Didin Hafidhuddin menjelaskan amanah yang diberikan manusia ada tiga macam yaitu amanah ibadah, sebagaimana tercantum dalam QS Adz-Dzariyat /51: 56, “Dan tidaklah Aku ciptakan jin dan manusia, kecuali untuk beribadah kepada-Ku”. Intinya apapun pekerjaan atau tugas apa pun, selama itu baik dan halal, harus kita niatkan ibadah kepada Allah. Kedua amanat sebagai khalifah. Pengertian khalifah adalah kita punya tugas berbuat yang terbaik bagi manusia dalam hidup ini. Ketgia amanah adalah amanah wadiah atau titipan. Segala yang melekat pada diri manusia, harta, benda, ilmu, pangkat dan jabatan, bahkan diri kita sendiri, semuanya merupakan titipan Allah yang pasti akan dimintai pertanggungjawabannya oleh Allah di akhirat kelak.

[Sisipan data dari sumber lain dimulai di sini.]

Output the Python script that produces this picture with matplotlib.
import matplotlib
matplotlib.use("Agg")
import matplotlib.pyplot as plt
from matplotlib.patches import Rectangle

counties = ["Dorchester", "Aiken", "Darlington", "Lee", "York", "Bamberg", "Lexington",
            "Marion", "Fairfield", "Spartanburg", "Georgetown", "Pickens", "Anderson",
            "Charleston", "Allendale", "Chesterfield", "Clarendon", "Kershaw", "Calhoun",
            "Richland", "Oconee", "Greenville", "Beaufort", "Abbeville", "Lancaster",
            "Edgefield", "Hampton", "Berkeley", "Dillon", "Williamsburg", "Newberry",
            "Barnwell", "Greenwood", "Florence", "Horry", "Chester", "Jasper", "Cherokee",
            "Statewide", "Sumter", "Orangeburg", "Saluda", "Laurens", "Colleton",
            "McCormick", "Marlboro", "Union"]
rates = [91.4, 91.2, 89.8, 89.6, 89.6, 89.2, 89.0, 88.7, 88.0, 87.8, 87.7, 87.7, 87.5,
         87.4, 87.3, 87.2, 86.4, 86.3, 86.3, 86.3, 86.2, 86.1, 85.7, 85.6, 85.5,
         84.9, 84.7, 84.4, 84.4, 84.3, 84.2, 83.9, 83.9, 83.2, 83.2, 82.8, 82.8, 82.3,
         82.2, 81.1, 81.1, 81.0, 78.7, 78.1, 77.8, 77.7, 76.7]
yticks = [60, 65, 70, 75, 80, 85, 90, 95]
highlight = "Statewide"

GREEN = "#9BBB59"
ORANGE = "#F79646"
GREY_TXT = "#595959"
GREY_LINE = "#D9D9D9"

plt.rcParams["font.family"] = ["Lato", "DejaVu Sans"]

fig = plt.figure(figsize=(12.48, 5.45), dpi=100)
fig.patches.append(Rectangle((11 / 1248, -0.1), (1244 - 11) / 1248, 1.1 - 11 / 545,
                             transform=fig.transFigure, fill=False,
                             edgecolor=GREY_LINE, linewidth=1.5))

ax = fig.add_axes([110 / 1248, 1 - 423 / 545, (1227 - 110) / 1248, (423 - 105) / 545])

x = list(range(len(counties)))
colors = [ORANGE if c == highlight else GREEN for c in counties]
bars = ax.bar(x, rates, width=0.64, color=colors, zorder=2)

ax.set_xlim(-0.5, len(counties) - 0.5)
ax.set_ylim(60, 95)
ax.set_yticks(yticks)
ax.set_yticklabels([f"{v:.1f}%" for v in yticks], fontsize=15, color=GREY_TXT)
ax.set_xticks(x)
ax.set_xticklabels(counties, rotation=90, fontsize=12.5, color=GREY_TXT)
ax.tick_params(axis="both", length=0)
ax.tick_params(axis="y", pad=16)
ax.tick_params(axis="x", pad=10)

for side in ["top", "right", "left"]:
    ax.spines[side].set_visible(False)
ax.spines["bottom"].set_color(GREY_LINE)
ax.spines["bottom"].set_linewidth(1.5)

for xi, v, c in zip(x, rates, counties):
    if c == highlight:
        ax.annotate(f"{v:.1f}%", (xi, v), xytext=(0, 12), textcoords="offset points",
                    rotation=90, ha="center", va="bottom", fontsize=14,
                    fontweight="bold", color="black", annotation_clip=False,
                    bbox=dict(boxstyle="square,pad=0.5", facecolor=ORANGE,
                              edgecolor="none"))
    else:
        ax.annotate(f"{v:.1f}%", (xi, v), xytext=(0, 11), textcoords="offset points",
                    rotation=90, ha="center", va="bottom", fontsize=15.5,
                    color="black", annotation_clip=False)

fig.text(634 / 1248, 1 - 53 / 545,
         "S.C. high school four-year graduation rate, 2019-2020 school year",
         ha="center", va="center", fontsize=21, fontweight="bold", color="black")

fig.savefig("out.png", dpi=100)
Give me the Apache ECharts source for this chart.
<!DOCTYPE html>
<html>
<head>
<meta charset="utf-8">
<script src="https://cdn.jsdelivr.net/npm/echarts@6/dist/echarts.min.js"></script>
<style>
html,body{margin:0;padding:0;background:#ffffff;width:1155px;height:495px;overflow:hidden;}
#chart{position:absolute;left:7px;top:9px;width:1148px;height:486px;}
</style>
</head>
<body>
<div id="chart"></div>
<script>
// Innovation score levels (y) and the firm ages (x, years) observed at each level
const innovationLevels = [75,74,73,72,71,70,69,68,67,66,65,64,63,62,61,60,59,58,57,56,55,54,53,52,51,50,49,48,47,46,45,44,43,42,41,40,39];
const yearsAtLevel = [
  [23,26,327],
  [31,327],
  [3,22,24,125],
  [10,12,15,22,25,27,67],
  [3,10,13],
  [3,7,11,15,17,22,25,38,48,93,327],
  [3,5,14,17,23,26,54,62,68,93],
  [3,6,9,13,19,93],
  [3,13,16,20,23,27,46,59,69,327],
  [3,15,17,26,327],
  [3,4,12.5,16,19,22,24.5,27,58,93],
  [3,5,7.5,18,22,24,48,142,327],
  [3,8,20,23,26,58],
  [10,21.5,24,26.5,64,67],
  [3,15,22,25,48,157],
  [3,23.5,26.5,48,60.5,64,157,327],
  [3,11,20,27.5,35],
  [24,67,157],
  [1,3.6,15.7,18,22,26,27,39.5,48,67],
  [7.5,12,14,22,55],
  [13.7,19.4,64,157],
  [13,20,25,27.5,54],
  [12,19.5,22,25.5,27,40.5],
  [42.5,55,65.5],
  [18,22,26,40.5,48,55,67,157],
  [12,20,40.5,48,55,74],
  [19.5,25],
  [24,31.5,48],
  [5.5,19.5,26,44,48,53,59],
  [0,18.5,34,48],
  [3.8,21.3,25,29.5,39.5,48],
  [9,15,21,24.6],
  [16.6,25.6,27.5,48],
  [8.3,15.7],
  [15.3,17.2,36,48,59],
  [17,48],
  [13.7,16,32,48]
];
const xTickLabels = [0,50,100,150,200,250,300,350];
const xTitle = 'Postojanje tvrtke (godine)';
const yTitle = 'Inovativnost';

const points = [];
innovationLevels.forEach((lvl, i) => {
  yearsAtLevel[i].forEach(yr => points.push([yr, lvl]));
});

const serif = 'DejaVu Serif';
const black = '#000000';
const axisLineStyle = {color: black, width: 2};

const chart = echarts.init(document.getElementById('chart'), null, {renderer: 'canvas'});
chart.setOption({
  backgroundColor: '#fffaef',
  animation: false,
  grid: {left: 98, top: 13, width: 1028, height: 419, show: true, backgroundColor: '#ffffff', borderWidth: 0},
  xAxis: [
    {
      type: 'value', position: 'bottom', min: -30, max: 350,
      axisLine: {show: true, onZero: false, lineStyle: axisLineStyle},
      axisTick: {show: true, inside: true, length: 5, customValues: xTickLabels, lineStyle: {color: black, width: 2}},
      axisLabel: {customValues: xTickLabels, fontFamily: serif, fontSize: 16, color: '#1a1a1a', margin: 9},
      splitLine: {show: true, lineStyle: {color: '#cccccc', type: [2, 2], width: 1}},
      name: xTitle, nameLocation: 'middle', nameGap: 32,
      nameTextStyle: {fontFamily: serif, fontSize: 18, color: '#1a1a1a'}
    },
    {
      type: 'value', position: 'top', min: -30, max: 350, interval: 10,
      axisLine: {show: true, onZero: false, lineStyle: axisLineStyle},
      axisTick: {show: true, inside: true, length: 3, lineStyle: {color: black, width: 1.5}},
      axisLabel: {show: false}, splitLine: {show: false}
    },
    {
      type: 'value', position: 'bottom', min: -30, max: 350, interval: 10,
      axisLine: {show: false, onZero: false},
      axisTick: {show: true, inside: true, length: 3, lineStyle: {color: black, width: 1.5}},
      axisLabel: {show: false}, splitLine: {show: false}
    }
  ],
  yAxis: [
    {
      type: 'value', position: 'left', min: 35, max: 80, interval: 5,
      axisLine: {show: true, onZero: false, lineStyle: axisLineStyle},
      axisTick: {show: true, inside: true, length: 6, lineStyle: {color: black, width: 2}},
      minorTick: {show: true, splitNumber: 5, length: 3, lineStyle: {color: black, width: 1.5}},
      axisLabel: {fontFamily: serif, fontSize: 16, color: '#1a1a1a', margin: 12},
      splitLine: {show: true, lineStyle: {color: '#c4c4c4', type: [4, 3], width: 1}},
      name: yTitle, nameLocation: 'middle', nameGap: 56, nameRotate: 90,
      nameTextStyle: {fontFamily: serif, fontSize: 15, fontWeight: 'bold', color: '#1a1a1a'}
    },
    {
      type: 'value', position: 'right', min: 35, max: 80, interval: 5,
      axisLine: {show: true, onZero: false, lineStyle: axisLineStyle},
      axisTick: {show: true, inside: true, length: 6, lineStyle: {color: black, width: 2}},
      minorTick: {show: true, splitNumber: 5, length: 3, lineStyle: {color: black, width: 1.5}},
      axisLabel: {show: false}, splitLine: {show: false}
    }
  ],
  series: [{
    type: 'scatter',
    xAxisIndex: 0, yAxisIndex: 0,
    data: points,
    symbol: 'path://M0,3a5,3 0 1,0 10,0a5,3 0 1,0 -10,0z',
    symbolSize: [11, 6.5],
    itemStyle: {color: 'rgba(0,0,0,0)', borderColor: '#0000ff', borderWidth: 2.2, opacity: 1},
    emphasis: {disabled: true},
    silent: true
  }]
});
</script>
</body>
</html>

Said Agil Siradj mengai amanah menjadi dua yaitu diniyyah samawiyah muqaddasah dan insaniyah ardhiyah ijtihadiyah. Maksud diniyyah samawiyah muqaddasah yaitu amal agama dari yang datangnya dari langit, yang suci yang mulia, karena merupakan monopoli Allah, namanya amanah diniyyah ilahiyah samawiyah Muqaddasah yakni sesgala sesuatu yang terkandung dalam akidah rukun iman dan syariat rukun islam. Aanah yang kedua, yaitu insaniyah ardhiyah ijtihadiyah. Maksudnya amanah yang diberikan kepada manusia yang bersifat usaha yang berkitan dengan akal untuk berijtihad, profane (duniawi) dan bersifat kreativitas.
Dalam menjalankan amanah, manusia memiliki kebebasan untuk berkreatif, berinovasi baik dalam kaitan dengan membuat kebijakan, menjalankan pekerjaan, mengembangkan etika dan budaya dan bahkan dalam beribadah mendekatkan diri kepada Allah. Semua proses usaha manusia akhirnya akan nilai oleh Allah, apakah dalam berkratif menjalankan amanah menjadikan semakin jauh dari Allah, ataukah ikhtiar manusia tersebut akan semakin mendekatkan diri kepada Allah, yang pasti semau akan diminta pertanggung jawaban oleh Allah. Wallahu a’lam.